African Governments Urged to Harmonize Agricultural Policies for Food Security
Calls for Alignment between Executive and Legislative Branches to Address Policy Incoherence
Dr. Godfred Seidu Jasaw, Deputy Ranking Member on Parliament’s Food and Agriculture Committee, has emphasized the urgent need for African governments to streamline their agricultural policies across the continent to combat food insecurity challenges effectively.
Dr. Jasaw pointed out the prevailing incoherence within African agricultural policies, urging immediate corrective measures during a significant session at the 2023 Africa Food Systems Forum (AFSF) held in Dar es Salaam, Tanzania. The session, themed ‘Parliamentary and Policymakers Forum: Enabling the Trade Environment for Business,’ delved into fostering an enabling climate for the food systems sector to flourish.

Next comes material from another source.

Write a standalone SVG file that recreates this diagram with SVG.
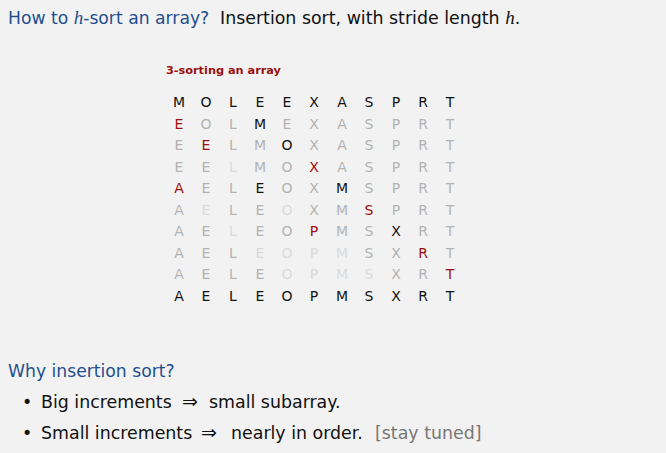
<svg xmlns="http://www.w3.org/2000/svg" width="666" height="453" viewBox="0 0 666 453">
  <style>
    .sans { font-family: "DejaVu Sans", "Liberation Sans", sans-serif; }
    .head { font-size: 17.2px; fill: #1f4f8f; }
    .body { font-size: 17.4px; fill: #111; }
    .arrow { font-size: 19px; }
    .ital { font-family: "Liberation Serif", serif; font-style: italic; font-size: 19px; }
    .cap { font-size: 11.3px; font-weight: bold; fill: #9a1010; }
    .grid text { font-family: "DejaVu Sans", "Liberation Sans", sans-serif; font-size: 14px; text-anchor: middle; }
    .k { fill: #111; }
    .r { fill: #a00d0d; }
    .g { fill: #b2b2b2; }
    .l { fill: #dadada; }
    .dim { fill: #777; }
  </style>
  <rect width="666" height="453" fill="#f2f2f2"/>

  <!-- heading -->
  <g id="title">
    <text class="sans head" x="8" y="24">How to <tspan class="ital">h</tspan>-sort an array?</text>
    <text class="sans body" x="220" y="24">Insertion sort, with stride length <tspan class="ital">h</tspan>.</text>
  </g>

  <!-- trace of 3-sorting -->
  <g id="trace">
    <text class="sans cap" x="166" y="74">3-sorting an array</text>
    <g class="grid">
      <g id="row0" transform="translate(0,107)">
        <text class="k" x="179">M</text><text class="k" x="206">O</text><text class="k" x="233">L</text><text class="k" x="260">E</text><text class="k" x="287">E</text><text class="k" x="314">X</text><text class="k" x="342">A</text><text class="k" x="369">S</text><text class="k" x="396">P</text><text class="k" x="423">R</text><text class="k" x="450">T</text>
      </g>
      <g id="row1" transform="translate(0,128.5)">
        <text class="r" x="179">E</text><text class="g" x="206">O</text><text class="g" x="233">L</text><text class="k" x="260">M</text><text class="g" x="287">E</text><text class="g" x="314">X</text><text class="g" x="342">A</text><text class="g" x="369">S</text><text class="g" x="396">P</text><text class="g" x="423">R</text><text class="g" x="450">T</text>
      </g>
      <g id="row2" transform="translate(0,150)">
        <text class="g" x="179">E</text><text class="r" x="206">E</text><text class="g" x="233">L</text><text class="g" x="260">M</text><text class="k" x="287">O</text><text class="g" x="314">X</text><text class="g" x="342">A</text><text class="g" x="369">S</text><text class="g" x="396">P</text><text class="g" x="423">R</text><text class="g" x="450">T</text>
      </g>
      <g id="row3" transform="translate(0,171.5)">
        <text class="g" x="179">E</text><text class="g" x="206">E</text><text class="l" x="233">L</text><text class="g" x="260">M</text><text class="g" x="287">O</text><text class="r" x="314">X</text><text class="g" x="342">A</text><text class="g" x="369">S</text><text class="g" x="396">P</text><text class="g" x="423">R</text><text class="g" x="450">T</text>
      </g>
      <g id="row4" transform="translate(0,193)">
        <text class="r" x="179">A</text><text class="g" x="206">E</text><text class="g" x="233">L</text><text class="k" x="260">E</text><text class="g" x="287">O</text><text class="g" x="314">X</text><text class="k" x="342">M</text><text class="g" x="369">S</text><text class="g" x="396">P</text><text class="g" x="423">R</text><text class="g" x="450">T</text>
      </g>
      <g id="row5" transform="translate(0,214.5)">
        <text class="g" x="179">A</text><text class="l" x="206">E</text><text class="g" x="233">L</text><text class="g" x="260">E</text><text class="l" x="287">O</text><text class="g" x="314">X</text><text class="g" x="342">M</text><text class="r" x="369">S</text><text class="g" x="396">P</text><text class="g" x="423">R</text><text class="g" x="450">T</text>
      </g>
      <g id="row6" transform="translate(0,236)">
        <text class="g" x="179">A</text><text class="g" x="206">E</text><text class="l" x="233">L</text><text class="g" x="260">E</text><text class="g" x="287">O</text><text class="r" x="314">P</text><text class="g" x="342">M</text><text class="g" x="369">S</text><text class="k" x="396">X</text><text class="g" x="423">R</text><text class="g" x="450">T</text>
      </g>
      <g id="row7" transform="translate(0,257.5)">
        <text class="g" x="179">A</text><text class="g" x="206">E</text><text class="g" x="233">L</text><text class="l" x="260">E</text><text class="l" x="287">O</text><text class="l" x="314">P</text><text class="l" x="342">M</text><text class="g" x="369">S</text><text class="g" x="396">X</text><text class="r" x="423">R</text><text class="g" x="450">T</text>
      </g>
      <g id="row8" transform="translate(0,279)">
        <text class="g" x="179">A</text><text class="g" x="206">E</text><text class="g" x="233">L</text><text class="g" x="260">E</text><text class="l" x="287">O</text><text class="l" x="314">P</text><text class="l" x="342">M</text><text class="l" x="369">S</text><text class="g" x="396">X</text><text class="g" x="423">R</text><text class="r" x="450">T</text>
      </g>
      <g id="row9" transform="translate(0,300.5)">
        <text class="k" x="179">A</text><text class="k" x="206">E</text><text class="k" x="233">L</text><text class="k" x="260">E</text><text class="k" x="287">O</text><text class="k" x="314">P</text><text class="k" x="342">M</text><text class="k" x="369">S</text><text class="k" x="396">X</text><text class="k" x="423">R</text><text class="k" x="450">T</text>
      </g>
    </g>
  </g>

  <!-- rationale -->
  <g id="why">
    <text class="sans head" x="8" y="377">Why insertion sort?</text>
    <text class="sans body" x="22" y="408" font-size="14">•</text>
    <text class="sans body" x="41" y="408">Big increments</text>
    <text class="sans body arrow" x="182" y="408">⇒</text>
    <text class="sans body" x="209" y="408">small subarray.</text>
    <text class="sans body" x="22" y="439" font-size="14">•</text>
    <text class="sans body" x="41" y="439">Small increments</text>
    <text class="sans body arrow" x="201" y="439">⇒</text>
    <text class="sans body" x="231" y="439">nearly in order.</text>
    <text class="sans body dim" x="375" y="439">[stay tuned]</text>
  </g>
</svg>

In his address at the session, Dr. Jasaw highlighted the imperative of aligning the work of the executive and the legislature in formulating and overseeing agricultural policies. He emphasized, “There is a shrinking of the conceptualization of governance to think the government is just the executive. If we think of policy actions, we should think of the legislators. We should take the legislators along in the policy formulation and implementation.”
Additionally, Dr. Jasaw underscored the necessity for increased and timely funding of agricultural initiatives on the African continent. He noted,
“Most agricultural activities in Africa are timely and rainfed. If the government doesn’t receive the budget in good time, they will not be able to achieve their targets. The executive and legislators must be ready to work hand in hand to ensure government is held accountable.”
Minister of Investment in Togo, Rose Kayi Mivedor, shared her country’s commitment to prioritizing investments in the agricultural sector. She emphasized, “60% of the population in Togo lives in rural areas, and the agricultural sector contributes to 33% of the GDP. As a result of this, we have put a strong focus on agriculture to improve access to land, seeds, and fertilizer.” Mivedor also highlighted the implementation of policies to reduce prices and the introduction of programs for irrigation, fertilizer distribution, and training to enhance yields and increase production.
Former Tanzanian President Dr. Jakaya Kikwete, delivering the keynote address, called on African countries to harness the potential of the African Continental Free Trade Area (AfCFTA) to enhance agriculture. Dr. Kikwete lamented the delay in ratification of the AfCFTA by some African nations, emphasizing that it provides a unique opportunity to transform food systems, generate wealth, and ensure food security for the continent.
“But we need not do business as usual. And this involves ensuring a transformation of smallholder farmers who constitute more than 60% of African agriculture.”
The session, moderated by Dr. Apollos Nwafor, Vice President in charge of Policy and State Capability at AGRA, addressed policies, laws, and regulations conducive to attracting investments and supporting the growth of small and medium-sized enterprises (SMEs) in the agriculture and food sectors. Experts and policymakers discussed the challenges faced by businesses and the role of governments, parliamentarians, and private sector actors in creating an enabling business environment and facilitating trade.